Apple's (NASDAQ: AAPL ) growth story is over, right? Critics argue that the company has exhausted the premium smartphone market, and that if it introduces a low-cost iPhone to combat saturation, lower margins will offset any revenue gains. Though critics could be right, I think the odds are against them.
iPhone sales accounted for more than half of the company's revenue in its most recent quarter. If any segment is going to meaningfully move the needle for Apple in FY 2014, chances are it's the company's iPhone segment.
Fortunately, Apple has three major drivers set to work in the iPhone segment's favor over the next year or so: a low-cost iPhone, a potential arrangement with China Mobile, and an Apple iPhone trade-in program. Let's discuss the potential of each.
A low-cost iPhone
Apple's rumored low-cost iPhone is pretty much inevitable at this point. With a likely Sept. 10 iPhone media event just around the corner, countless leaks continue to suggest that Apple will introduce a lower-cost iPhone along with a refreshed new premium lineup.
By how much could a lower-cost iPhone boost sales? In China alone, Morgan Stanley analyst Katy Huberty believes the so-called iPhone 5C could boost Apple's market share in China by 13.3 percentage points.

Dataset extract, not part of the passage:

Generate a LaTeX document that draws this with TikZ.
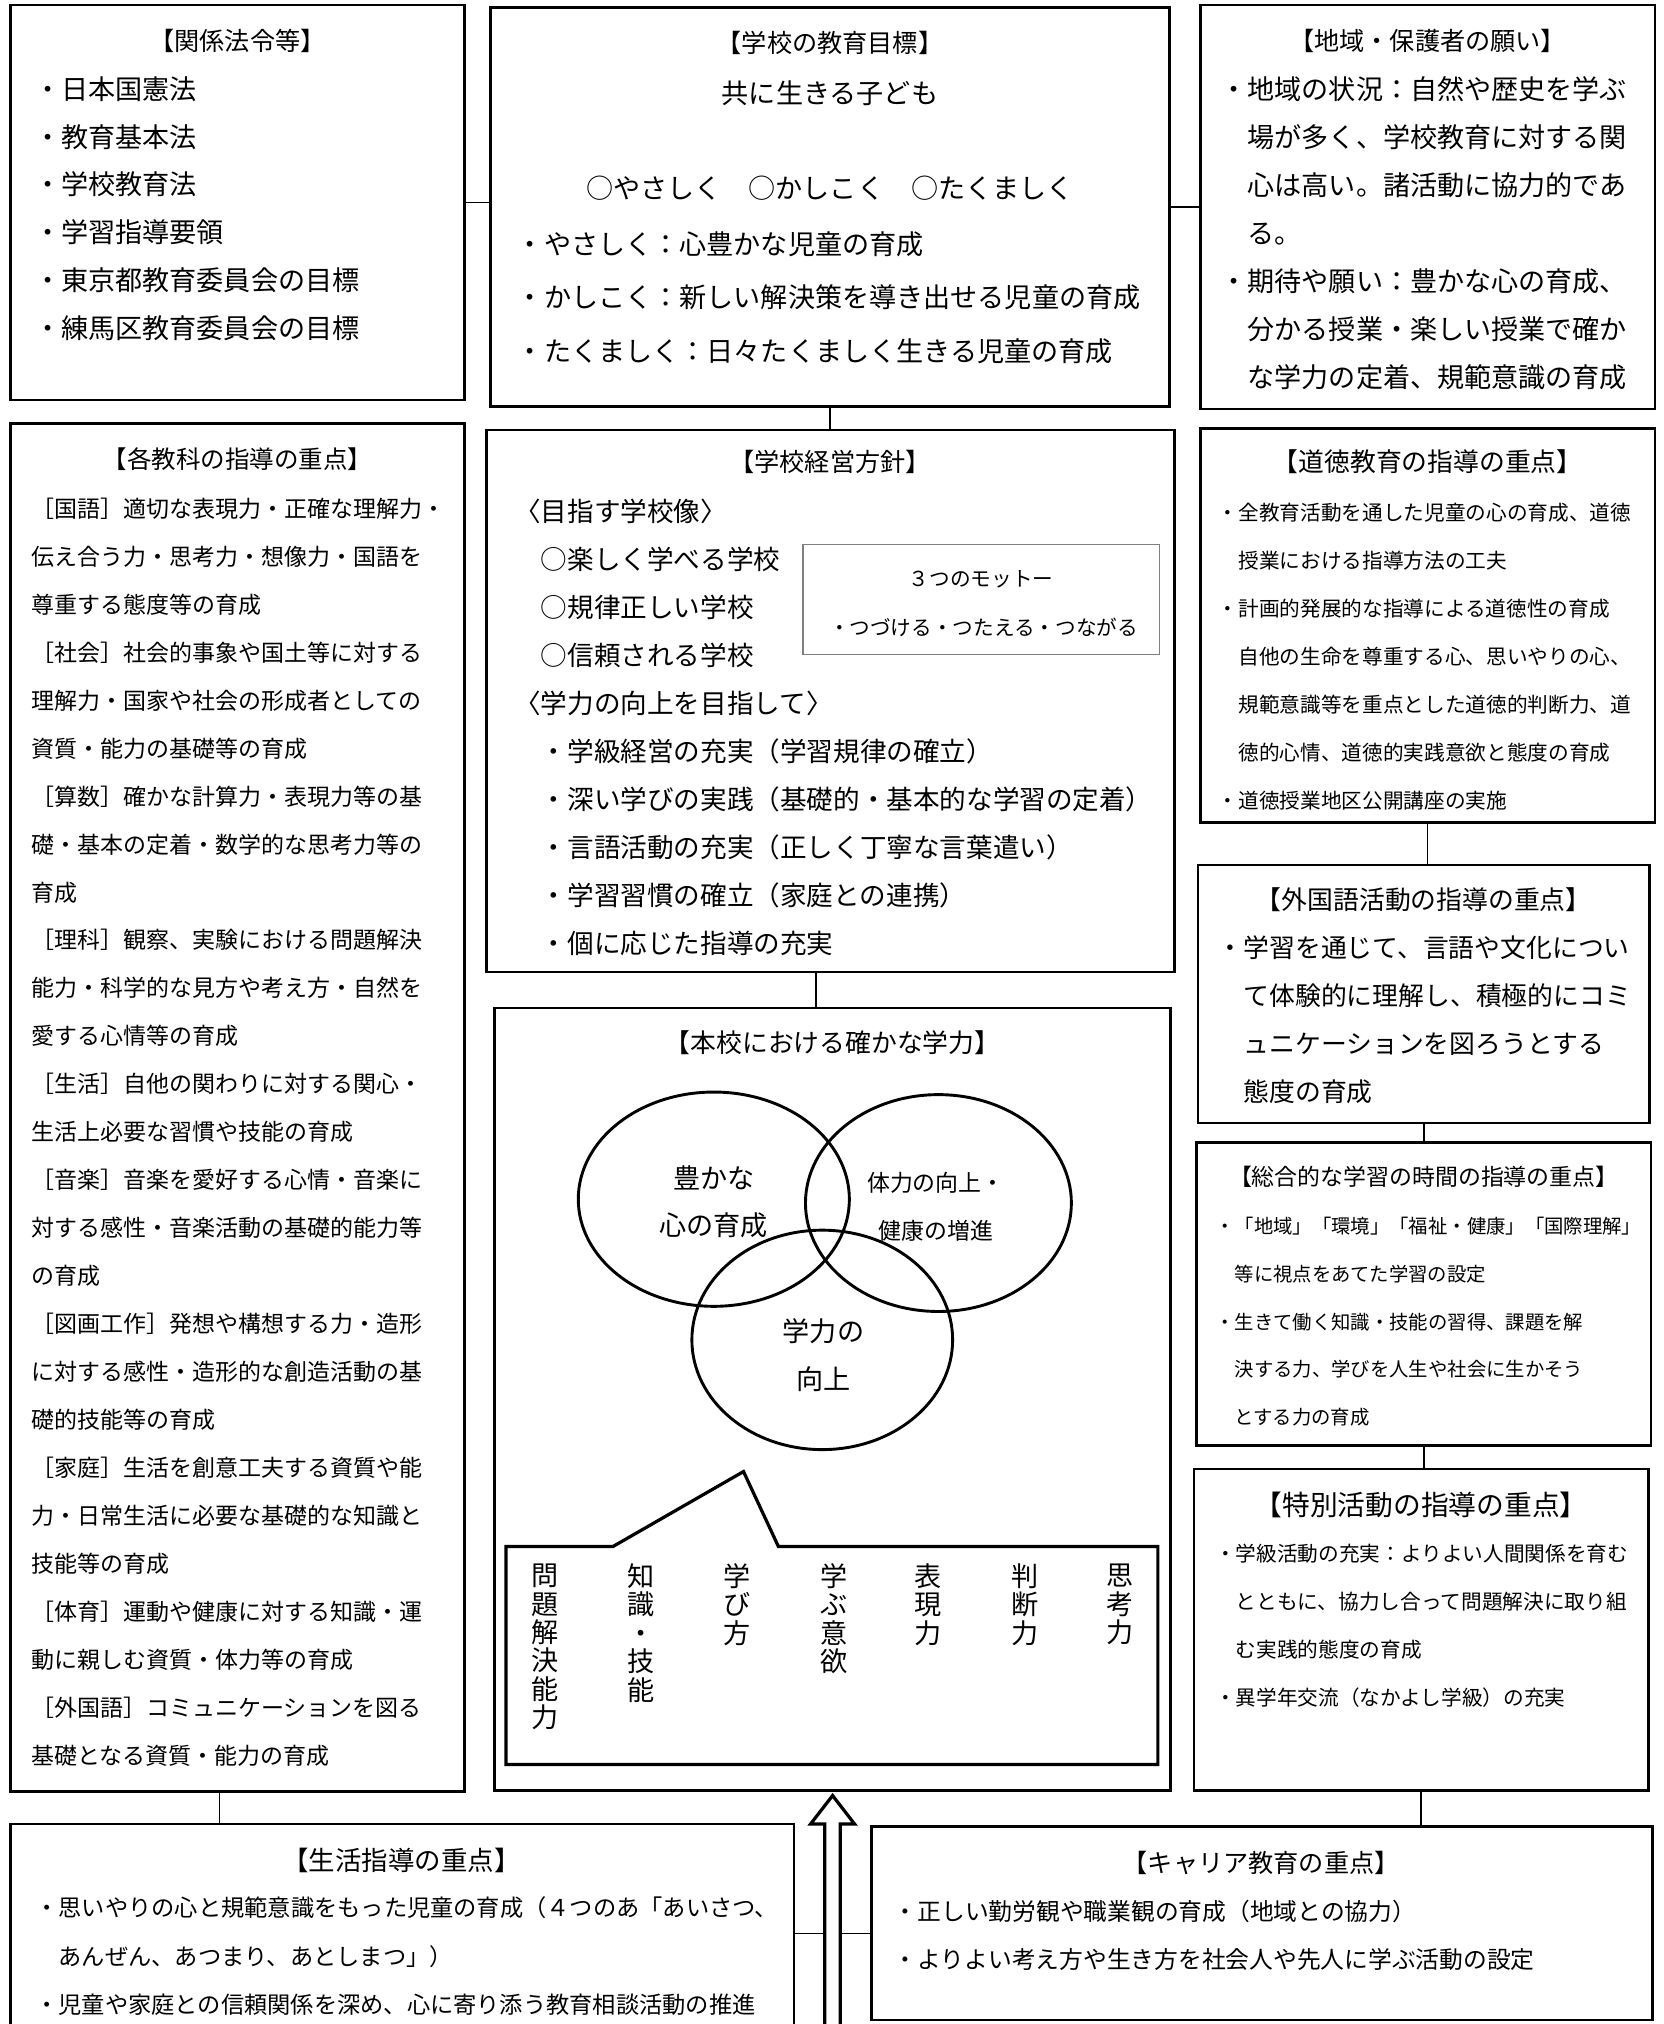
\documentclass[tikz,border=0pt]{standalone}
\usepackage{fontspec}
\setmainfont{Noto Sans CJK JP}
\usetikzlibrary{fit}
\newcommand{\fsz}[2]{\fontsize{#1}{#2}\selectfont}

\begin{document}
\begin{tikzpicture}[x=0.4pt, y=-0.4pt,
  frame/.style={draw, line width=0.8pt, inner sep=0pt},
  link/.style={line width=0.5pt},
  ttl/.style={inner sep=0pt},
  body/.style={inner sep=0pt, anchor=west, align=left},
  vert/.style={inner sep=0pt, align=center, font=\fsz{8.4pt}{8.8pt}}]
\useasboundingbox (0,0) rectangle (1289,1568);
\clip (0,0) rectangle (1289,1568);

\node[frame, fit={(8,4) (360,310)}] (hourei) {};
\node[frame, fit={(380,6) (906,315)}] (mokuhyo) {};
\node[frame, fit={(930,4) (1282,317)}] (negai) {};
\node[frame, fit={(377,333) (910,753)}] (houshin) {};
\node[draw, gray, line width=0.4pt, inner sep=0pt, fit={(622,422) (898,507)}] (motto) {};
\node[frame, fit={(383,781) (907,1387)}] (gakuryoku) {};
\node[frame, fit={(8,328) (360,1388)}] (kyouka) {};
\node[frame, fit={(930,332) (1282,637)}] (doutoku) {};
\node[frame, fit={(928,670) (1278,870)}] (gaikokugo) {};
\node[frame, fit={(927,885) (1279,1120)}] (sougou) {};
\node[frame, fit={(925,1138) (1277,1387)}] (tokkatsu) {};
\node[frame, fit={(8,1413) (615,1640)}] (seikatsu) {};
\node[frame, fit={(675,1415) (1280,1565)}] (career) {};

\draw[link] (hourei.east) -- (hourei.east -| mokuhyo.west);
\draw[link] (mokuhyo.east) -- (mokuhyo.east -| negai.west);
\draw[link] (mokuhyo.south) -- (mokuhyo.south |- houshin.north);
\coordinate (hg) at ([xshift=-4.6pt]houshin.south);
\draw[link] (hg) -- (hg |- gakuryoku.north);
\coordinate (ks) at ([xshift=-5.6pt]kyouka.south);
\draw[link] (ks) -- (ks |- seikatsu.north);
\draw[link] (doutoku.south) -- (doutoku.south |- gaikokugo.north);
\draw[link] (gaikokugo.south) -- (gaikokugo.south |- sougou.north);
\draw[link] (sougou.south) -- (sougou.south |- tokkatsu.north);
\draw[link] (tokkatsu.south) -- (tokkatsu.south |- career.north);
\coordinate (sc) at ([yshift=-34.4pt]seikatsu.north east);
\draw[link] (sc) -- (sc -| career.west);

\coordinate (tip) at ([yshift=-1.2pt]gakuryoku.south);
\draw[line width=1pt, fill=white] (tip) -- ++(-17,22) -- ++(11,0) -- ++(0,220) -- ++(12,0) -- ++(0,-220) -- ++(11,0) -- cycle;

\node[ttl, font=\fsz{7.8pt}{9pt}] (houreiT) at (184,32) {【関係法令等】};
\node[body, font=\fsz{8.4pt}{14.8pt}] (houreiB) at (26,161.5) {・日本国憲法\\
・教育基本法\\
・学校教育法\\
・学習指導要領\\
・東京都教育委員会の目標\\
・練馬区教育委員会の目標};

\node[ttl, font=\fsz{7.8pt}{9pt}] (mokuhyoT) at (643,33) {【学校の教育目標】};
\node[ttl, font=\fsz{8.4pt}{10pt}] (mokuhyoS) at (643,72) {共に生きる子ども};
\node[ttl, font=\fsz{8.4pt}{10pt}] (mokuhyoM) at (643,146) {○やさしく　○かしこく　○たくましく};
\node[body, font=\fsz{8.4pt}{16.6pt}] (mokuhyoB) at (400,230.5) {・やさしく：心豊かな児童の育成\\
・かしこく：新しい解決策を導き出せる児童の育成\\
・たくましく：日々たくましく生きる児童の育成};

\node[ttl, font=\fsz{7.8pt}{9pt}] (negaiT) at (1106,32) {【地域・保護者の願い】};
\node[body, font=\fsz{8.4pt}{14.88pt}] (negaiB) at (945,180.5) {・地域の状況：自然や歴史を学ぶ\\
　場が多く、学校教育に対する関\\
　心は高い。諸活動に協力的であ\\
　る。\\
・期待や願い：豊かな心の育成、\\
　分かる授業・楽しい授業で確か\\
　な学力の定着、規範意識の育成};

\node[ttl, font=\fsz{7.8pt}{9pt}] (houshinT) at (643,358) {【学校経営方針】};
\node[body, font=\fsz{8.24pt}{14.88pt}] (houshinB) at (398,563.5) {〈目指す学校像〉\\
　○楽しく学べる学校\\
　○規律正しい学校\\
　○信頼される学校\\
〈学力の向上を目指して〉\\
　・学級経営の充実（学習規律の確立）\\
　・深い学びの実践（基礎的・基本的な学習の定着）\\
　・言語活動の充実（正しく丁寧な言葉遣い）\\
　・学習習慣の確立（家庭との連携）\\
　・個に応じた指導の充実};
\node[ttl, font=\fsz{6.4pt}{8pt}] (mottoT) at (760,449) {３つのモットー};
\node[ttl, font=\fsz{6.4pt}{8pt}] (mottoB) at (762,486) {・つづける・つたえる・つながる};

\node[ttl, font=\fsz{8pt}{9pt}] (gakuryokuT) at (645,808) {【本校における確かな学力】};
\draw[line width=0.9pt] (553,929) ellipse [x radius=105, y radius=83];
\draw[line width=0.9pt] (727,932) ellipse [x radius=103, y radius=84];
\draw[line width=0.9pt] (637,1038) ellipse [x radius=101, y radius=85];
\node[ttl, align=center, font=\fsz{8.4pt}{14.8pt}] (kokoro) at (553,931) {豊かな\\心の育成};
\node[ttl, align=center, font=\fsz{7.1pt}{14.8pt}] (tairyoku) at (725,935) {体力の向上・\\健康の増進};
\node[ttl, align=center, font=\fsz{8.4pt}{14.8pt}] (koujou) at (638,1050) {学力の\\向上};
\draw[line width=1pt] (392,1198) -- (475,1198) -- (576,1140) -- (603,1198) -- (897,1198) -- (897,1367) -- (392,1367) -- cycle;
\node[vert] (mondai) at (422,1276) {問\\題\\解\\決\\能\\力};
\node[vert] (chishiki) at (497,1265) {知\\識\\・\\技\\能};
\node[vert] (manabikata) at (571,1243) {学\\び\\方};
\node[vert] (iyoku) at (646,1254) {学\\ぶ\\意\\欲};
\node[vert] (hyougen) at (719,1243) {表\\現\\力};
\node[vert] (handan) at (794,1243) {判\\断\\力};
\node[vert] (shikou) at (868,1243) {思\\考\\力};

\node[ttl, font=\fsz{7.6pt}{9pt}] (kyoukaT) at (184,356) {【各教科の指導の重点】};
\node[body, font=\fsz{7.12pt}{14.86pt}] (kyoukaB) at (24,877) {［国語］適切な表現力・正確な理解力・\\
伝え合う力・思考力・想像力・国語を\\
尊重する態度等の育成\\
［社会］社会的事象や国土等に対する\\
理解力・国家や社会の形成者としての\\
資質・能力の基礎等の育成\\
［算数］確かな計算力・表現力等の基\\
礎・基本の定着・数学的な思考力等の\\
育成\\
［理科］観察、実験における問題解決\\
能力・科学的な見方や考え方・自然を\\
愛する心情等の育成\\
［生活］自他の関わりに対する関心・\\
生活上必要な習慣や技能の育成\\
［音楽］音楽を愛好する心情・音楽に\\
対する感性・音楽活動の基礎的能力等\\
の育成\\
［図画工作］発想や構想する力・造形\\
に対する感性・造形的な創造活動の基\\
礎的技能等の育成\\
［家庭］生活を創意工夫する資質や能\\
力・日常生活に必要な基礎的な知識と\\
技能等の育成\\
［体育］運動や健康に対する知識・運\\
動に親しむ資質・体力等の育成\\
［外国語］コミュニケーションを図る\\
基礎となる資質・能力の育成};

\node[ttl, font=\fsz{8pt}{9pt}] (doutokuT) at (1106,358) {【道徳教育の指導の重点】};
\node[body, font=\fsz{6.4pt}{14.87pt}] (doutokuB) at (943,508.5) {・全教育活動を通した児童の心の育成、道徳\\
　授業における指導方法の工夫\\
・計画的発展的な指導による道徳性の育成\\
　自他の生命を尊重する心、思いやりの心、\\
　規範意識等を重点とした道徳的判断力、道\\
　徳的心情、道徳的実践意欲と態度の育成\\
・道徳授業地区公開講座の実施};

\node[ttl, font=\fsz{8pt}{9pt}] (gaikokugoT) at (1103,697) {【外国語活動の指導の重点】};
\node[body, font=\fsz{8pt}{14.92pt}] (gaikokugoB) at (943,790) {・学習を通じて、言語や文化につい\\
　て体験的に理解し、積極的にコミ\\
　ュニケーションを図ろうとする\\
　態度の育成};

\node[ttl, font=\fsz{7.1pt}{9pt}] (sougouT) at (1103,912) {【総合的な学習の時間の指導の重点】};
\node[body, font=\fsz{6pt}{14.8pt}] (sougouB) at (941,1024) {・「地域」「環境」「福祉・健康」「国際理解」\\
　等に視点をあてた学習の設定\\
・生きて働く知識・技能の習得、課題を解\\
　決する力、学びを人生や社会に生かそう\\
　とする力の育成};

\node[ttl, font=\fsz{8.6pt}{10pt}] (tokkatsuT) at (1101,1166) {【特別活動の指導の重点】};
\node[body, font=\fsz{6.4pt}{14.8pt}] (tokkatsuB) at (941,1259.5) {・学級活動の充実：よりよい人間関係を育む\\
　とともに、協力し合って問題解決に取り組\\
　む実践的態度の育成\\
・異学年交流（なかよし学級）の充実};

\node[ttl, font=\fsz{8.2pt}{10pt}] (seikatsuT) at (311,1441) {【生活指導の重点】};
\node[body, font=\fsz{7.2pt}{15pt}] (seikatsuB) at (27,1515.5) {・思いやりの心と規範意識をもった児童の育成（４つのあ「あいさつ、\\
　あんぜん、あつまり、あとしまつ」）\\
・児童や家庭との信頼関係を深め、心に寄り添う教育相談活動の推進};

\node[ttl, font=\fsz{7.8pt}{9pt}] (careerT) at (977,1443) {【キャリア教育の重点】};
\node[body, font=\fsz{7.36pt}{14.8pt}] (careerB) at (692,1499.5) {・正しい勤労観や職業観の育成（地域との協力）\\
・よりよい考え方や生き方を社会人や先人に学ぶ活動の設定};
\end{tikzpicture}
\end{document}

That's a significant gain considering recent data from Canalys that said Apple's smartphone shipments in China in the second quarter of 2013 accounted for just 4.8% of all shipments in the country.
With 740.2 million wireless subscribers, the world's largest wireless carrier, China Mobile, is nothing to laugh at. If Apple lands a deal with the carrier to sell its iPhone -- and it looks very possible at this point -- Apple will surely benefit. According to Huberty, the arrangement could boost the company's market share another 6 percentage points (on top of a 13.3 percentage point gain from a low-cost iPhone).
Apple's already piloting an in-store iPhone trade-in program, and sources told MacRumors that it is scheduled to launch on August 30.
Third-party trade-in programs for iPhones have been around for a long time. But an Apple-endorsed trade-in program at Apple retail stores is a whole different beast. Apple has 408 retail stores, worldwide, with average revenue per store of $10.1 million in the last quarter.
Even more, Apple plans to resell these iPhones in emerging markets, according to MacRumors' Eric Slivka.
It's already been done
All three of these potential growth drivers for the iPhone segment focus on Apple's opportunity in emerging markets. Fortunately, Apple isn't going into these markets blindfolded. It has already been testing this price range with the iPhone 4.
So far, the company is pleased with the results. Apple CEO Tim Cook explained in the company's third-quarter earnings call that "the number of first-time smartphone buyers that the iPhone 4 is attracting is very, very impressive. And we want to attract as many of these buyers as we can."
So is Apple's iPhone segment at the end of its growth trajectory? I don't think so. But fortunately Apple isn't priced for much growth beyond inflation anyway, so if the segment growth doesn't play out as nicely as I hope, investors aren't doomed. If growth does resume nicely in Apple's iPhone segment, consider it a bonus.